While being more complex & adding additional requirements having a message queue allows for a couple of features which combined act as the backbone of Nebula design, the first being a "fanout" exchange, a central point which ensures sending the message recieved by rabbit to all workers queues of each app, a process which with HTTP would have considerably more complex (and thus error prone), the 2nd is that having a queue ensures that all commands to the workers are processed in the correct order, thus ensuring proper consistency of each worker configuration.

Push vs Pull

On the workers side Nebula is a pull based system, each worker creates it's own queue at RabbitMQ and pulls messages from it one at a time, this eliminates the need of keeping a list of worker addresses up to date in a centralized location & allows each worker to work at it's own pace catching up.

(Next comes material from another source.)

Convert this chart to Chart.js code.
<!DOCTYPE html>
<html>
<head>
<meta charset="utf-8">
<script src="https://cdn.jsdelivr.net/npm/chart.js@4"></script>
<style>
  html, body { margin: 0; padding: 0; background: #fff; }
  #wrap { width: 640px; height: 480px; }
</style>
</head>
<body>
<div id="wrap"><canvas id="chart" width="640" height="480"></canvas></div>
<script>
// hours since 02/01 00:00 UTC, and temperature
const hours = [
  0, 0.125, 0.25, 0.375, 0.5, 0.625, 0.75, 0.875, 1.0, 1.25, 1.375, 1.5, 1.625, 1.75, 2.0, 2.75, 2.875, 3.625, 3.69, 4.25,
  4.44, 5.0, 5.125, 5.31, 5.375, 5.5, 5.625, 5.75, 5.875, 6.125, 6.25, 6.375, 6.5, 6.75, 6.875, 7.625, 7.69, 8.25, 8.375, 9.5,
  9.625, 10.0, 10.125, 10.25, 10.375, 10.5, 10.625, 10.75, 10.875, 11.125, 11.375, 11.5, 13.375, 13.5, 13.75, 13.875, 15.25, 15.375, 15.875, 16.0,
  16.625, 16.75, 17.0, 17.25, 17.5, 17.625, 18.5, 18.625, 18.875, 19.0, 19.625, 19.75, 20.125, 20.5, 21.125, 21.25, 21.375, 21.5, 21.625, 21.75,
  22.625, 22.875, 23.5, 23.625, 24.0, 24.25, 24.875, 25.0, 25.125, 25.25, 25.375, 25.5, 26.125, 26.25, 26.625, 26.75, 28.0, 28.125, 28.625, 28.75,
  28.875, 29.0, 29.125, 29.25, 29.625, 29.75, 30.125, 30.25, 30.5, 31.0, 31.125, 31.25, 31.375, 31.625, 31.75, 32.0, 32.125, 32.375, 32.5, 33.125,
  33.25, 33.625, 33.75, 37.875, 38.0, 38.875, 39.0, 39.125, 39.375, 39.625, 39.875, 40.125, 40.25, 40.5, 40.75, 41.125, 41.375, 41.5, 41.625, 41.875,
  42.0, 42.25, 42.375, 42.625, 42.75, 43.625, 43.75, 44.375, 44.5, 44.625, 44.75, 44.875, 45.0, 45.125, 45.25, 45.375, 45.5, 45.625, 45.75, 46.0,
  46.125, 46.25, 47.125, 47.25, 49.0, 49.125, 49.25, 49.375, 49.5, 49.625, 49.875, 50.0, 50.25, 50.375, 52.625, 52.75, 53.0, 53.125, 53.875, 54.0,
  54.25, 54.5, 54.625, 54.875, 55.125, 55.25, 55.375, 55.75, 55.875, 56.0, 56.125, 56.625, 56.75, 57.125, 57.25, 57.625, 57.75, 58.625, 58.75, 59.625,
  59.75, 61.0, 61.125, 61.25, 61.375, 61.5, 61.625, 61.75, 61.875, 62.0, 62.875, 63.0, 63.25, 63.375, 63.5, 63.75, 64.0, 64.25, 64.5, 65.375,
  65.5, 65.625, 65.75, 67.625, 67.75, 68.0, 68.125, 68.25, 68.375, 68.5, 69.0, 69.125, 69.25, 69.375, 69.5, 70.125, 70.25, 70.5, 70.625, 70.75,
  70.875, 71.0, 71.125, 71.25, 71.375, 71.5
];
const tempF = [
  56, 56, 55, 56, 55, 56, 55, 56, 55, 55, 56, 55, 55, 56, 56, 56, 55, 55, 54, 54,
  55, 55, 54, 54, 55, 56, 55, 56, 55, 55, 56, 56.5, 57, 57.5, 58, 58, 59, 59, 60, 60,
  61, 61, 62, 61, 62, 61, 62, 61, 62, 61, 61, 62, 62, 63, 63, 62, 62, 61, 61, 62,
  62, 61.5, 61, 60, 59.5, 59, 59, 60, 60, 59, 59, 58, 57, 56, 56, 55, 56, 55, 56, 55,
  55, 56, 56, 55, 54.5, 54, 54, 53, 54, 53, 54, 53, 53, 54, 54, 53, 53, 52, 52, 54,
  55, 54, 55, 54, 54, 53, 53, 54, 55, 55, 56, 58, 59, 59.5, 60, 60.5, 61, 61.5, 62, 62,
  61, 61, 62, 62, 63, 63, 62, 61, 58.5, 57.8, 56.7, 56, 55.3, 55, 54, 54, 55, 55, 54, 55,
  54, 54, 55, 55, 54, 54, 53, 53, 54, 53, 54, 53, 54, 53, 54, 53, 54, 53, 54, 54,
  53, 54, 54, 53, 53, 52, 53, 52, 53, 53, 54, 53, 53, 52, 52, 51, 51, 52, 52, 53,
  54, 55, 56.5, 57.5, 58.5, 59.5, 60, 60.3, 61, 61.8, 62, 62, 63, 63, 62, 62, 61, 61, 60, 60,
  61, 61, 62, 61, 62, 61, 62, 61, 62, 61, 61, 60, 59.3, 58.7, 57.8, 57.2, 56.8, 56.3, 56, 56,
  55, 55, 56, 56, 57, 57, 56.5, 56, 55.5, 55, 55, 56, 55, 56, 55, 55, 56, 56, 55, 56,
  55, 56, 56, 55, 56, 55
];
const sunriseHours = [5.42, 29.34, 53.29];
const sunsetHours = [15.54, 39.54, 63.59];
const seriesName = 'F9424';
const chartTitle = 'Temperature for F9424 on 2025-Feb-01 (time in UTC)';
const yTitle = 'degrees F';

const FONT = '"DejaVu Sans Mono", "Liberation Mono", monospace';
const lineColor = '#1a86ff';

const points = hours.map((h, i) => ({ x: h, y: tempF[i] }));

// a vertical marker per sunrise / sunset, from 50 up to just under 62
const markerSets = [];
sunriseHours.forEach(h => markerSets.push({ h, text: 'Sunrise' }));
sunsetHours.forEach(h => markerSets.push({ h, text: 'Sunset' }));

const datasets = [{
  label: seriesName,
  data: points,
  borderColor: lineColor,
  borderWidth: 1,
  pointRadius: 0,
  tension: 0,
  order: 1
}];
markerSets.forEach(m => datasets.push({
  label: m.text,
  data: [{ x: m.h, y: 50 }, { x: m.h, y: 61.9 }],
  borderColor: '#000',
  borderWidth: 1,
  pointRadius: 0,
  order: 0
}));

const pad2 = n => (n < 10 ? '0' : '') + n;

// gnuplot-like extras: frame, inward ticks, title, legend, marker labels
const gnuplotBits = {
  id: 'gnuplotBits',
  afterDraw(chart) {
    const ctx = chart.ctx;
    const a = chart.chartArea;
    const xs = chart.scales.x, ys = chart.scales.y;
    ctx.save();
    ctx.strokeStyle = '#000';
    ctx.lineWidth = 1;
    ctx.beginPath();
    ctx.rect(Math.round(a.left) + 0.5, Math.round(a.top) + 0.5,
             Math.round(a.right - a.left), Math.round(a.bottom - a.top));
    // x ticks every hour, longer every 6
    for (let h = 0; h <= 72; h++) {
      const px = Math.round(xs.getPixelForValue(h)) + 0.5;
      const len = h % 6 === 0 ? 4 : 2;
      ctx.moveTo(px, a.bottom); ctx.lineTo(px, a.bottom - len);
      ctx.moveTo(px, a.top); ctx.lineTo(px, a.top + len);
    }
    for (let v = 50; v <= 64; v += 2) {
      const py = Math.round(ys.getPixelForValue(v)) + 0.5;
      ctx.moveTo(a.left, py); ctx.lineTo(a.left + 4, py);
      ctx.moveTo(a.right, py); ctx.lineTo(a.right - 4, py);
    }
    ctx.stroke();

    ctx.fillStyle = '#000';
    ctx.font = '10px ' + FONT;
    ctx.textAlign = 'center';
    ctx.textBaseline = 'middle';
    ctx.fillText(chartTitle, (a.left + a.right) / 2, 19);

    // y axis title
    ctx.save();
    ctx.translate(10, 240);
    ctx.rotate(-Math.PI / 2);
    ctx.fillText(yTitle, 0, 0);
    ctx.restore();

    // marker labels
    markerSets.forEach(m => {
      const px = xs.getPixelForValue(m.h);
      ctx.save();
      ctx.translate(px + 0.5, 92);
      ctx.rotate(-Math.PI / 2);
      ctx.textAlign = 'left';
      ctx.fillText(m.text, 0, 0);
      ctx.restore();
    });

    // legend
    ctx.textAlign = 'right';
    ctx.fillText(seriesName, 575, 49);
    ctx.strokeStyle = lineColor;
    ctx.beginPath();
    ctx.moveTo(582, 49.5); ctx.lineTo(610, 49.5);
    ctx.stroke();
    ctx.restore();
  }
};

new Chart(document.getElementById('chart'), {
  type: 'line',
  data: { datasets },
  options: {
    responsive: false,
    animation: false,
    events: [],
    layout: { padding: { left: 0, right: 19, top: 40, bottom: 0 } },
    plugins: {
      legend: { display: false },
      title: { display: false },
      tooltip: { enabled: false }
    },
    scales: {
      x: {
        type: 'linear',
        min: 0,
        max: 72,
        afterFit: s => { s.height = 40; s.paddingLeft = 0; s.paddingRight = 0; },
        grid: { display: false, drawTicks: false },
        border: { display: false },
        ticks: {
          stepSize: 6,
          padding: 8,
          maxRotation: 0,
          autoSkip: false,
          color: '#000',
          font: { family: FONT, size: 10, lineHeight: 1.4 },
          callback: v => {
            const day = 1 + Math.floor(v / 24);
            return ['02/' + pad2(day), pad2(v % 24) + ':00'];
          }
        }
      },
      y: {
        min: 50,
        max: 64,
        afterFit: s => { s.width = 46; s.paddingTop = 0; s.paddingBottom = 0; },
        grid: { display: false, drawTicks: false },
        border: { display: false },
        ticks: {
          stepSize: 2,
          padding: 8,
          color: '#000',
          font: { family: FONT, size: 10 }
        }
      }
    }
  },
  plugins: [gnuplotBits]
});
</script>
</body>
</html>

On the API side Nebula is a push based system, the only parts where the massages are pushed to is the RabbitMQ exchange & the Backend DB, both of which are located at a well known location for the API managers,

Load Balancing

In larger deployments there will likely be multiple of each component, each component can be load balanced:

  • RabbitMQ load balances to the server which hosts the queues internally, it's also possible to have an TCP LB in front of it to distrabute load between RabbitMQ nodes (AWS NLB, HAProxy, etc...).
  • MongoDB mongos acts as a load balancer for the MongoDB backend, load balancing between multiple mongos is possible using standard HTTP LB.
  • API managers - being a standard HTTP service the can be load balanced using standard HTTP LB.

Fail hard vs Fail soft

Nebula is fail hard, this means that on any error which isn't trivial (trivial being an error which can't affect consistency or future requests in any way) it will drop the entire service (both in the API managers & in the workers, depending on where the problem is), it is therefore necessery to ensure that both will always be restarted upon failure, in Docker engine this is achevied by having the --restart flag set to unless-stopped, the fail hard deign is a lot safer then fail soft as it removes risk of improper error handling.

The API managers

The API managers provide 2 essential services, each running in it's own thread, the first is being the endpoint through which Nebula is managed, they do so by serving an HTTP rest interface, HTTP REST was chosen do to it being used by virtually any programming language in the world, SDK (for instance the Python SDK) simply provide a bridge to Nebula API & CLI tools are in turn built using those SDK. The 2nd service the API managers provide is that they respond to initial sync requests from the workers via RabbitMQ direct_reply_to with the latest config of the requested app, direct_reply_to was chosen as it's built into RabbitMQ thus removing the need from having another system accessible from the workers.

The workers

Each worker follows the same basic steps:

  1. At start get a list of the apps needs to run on the worker device (via the APP_NAME envvar csv list)
  2. Open a thread per each app, at each thread it does the following:
    1. Open a connection to RabbitMQ, this is how the worker will receive app configuration updates.
    2. Create a RabbitMQ on said connection (if it doesn't exist already).
    3. Open another connection to rabbit and use a direct_reply_to to the API managers queue to get the current app configuration.
    4. Remove & clean the RabbitMQ intial sync connection.
    5. Start processing messages from the worker RabbitMQ queue.